INSERT INTO thermostat_readings (device_id, temperature_f, humidity_pct, recorded_at)
SELECT device_id, temperature_f, humidity_pct, recorded_at
FROM feb_holding_pen;

DROP TABLE feb_holding_pen;

Verify the February partition received the rows and the default is empty:

SELECT 'february' AS partition, count(*) FROM thermostat_readings_2025_02
UNION ALL
SELECT 'default',               count(*) FROM thermostat_readings_default;
partition count
february 5
default 0

6. Verify the Final State

All 15 rows should now be distributed across the three monthly partitions, with the default partition empty.

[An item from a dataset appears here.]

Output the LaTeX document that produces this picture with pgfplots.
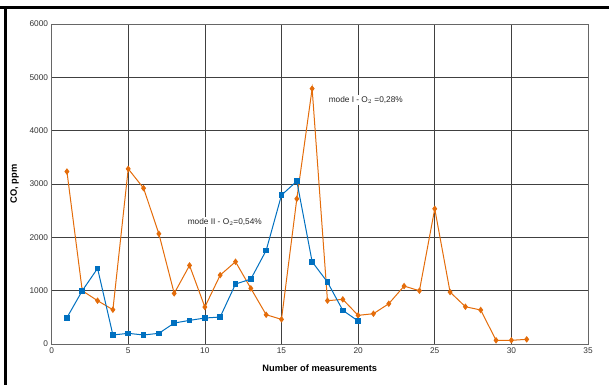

SELECT 'january'  AS partition, count(*) FROM thermostat_readings_2025_01
UNION ALL
SELECT 'february',              count(*) FROM thermostat_readings_2025_02
UNION ALL
SELECT 'march',                 count(*) FROM thermostat_readings_2025_03
UNION ALL
SELECT 'default',               count(*) FROM thermostat_readings_default;
partition count
january 5
february 5
march 5
default 0

And the full partition layout:

SELECT
    parent.relname  AS parent_table,
    child.relname   AS partition_name,
    pg_get_expr(child.relpartbound, child.oid) AS partition_bound
FROM
    pg_catalog.pg_inherits  inh
    JOIN pg_catalog.pg_class parent ON inh.inhparent = parent.oid
    JOIN pg_catalog.pg_class child  ON inh.inhrelid  = child.oid
WHERE
    parent.relname = 'thermostat_readings'
ORDER BY
    child.relname;

Four partitions: January, February, March, and default — with all data in the right place.

Cleanup

When you're done exploring, drop the parent table. This cascades to all partitions.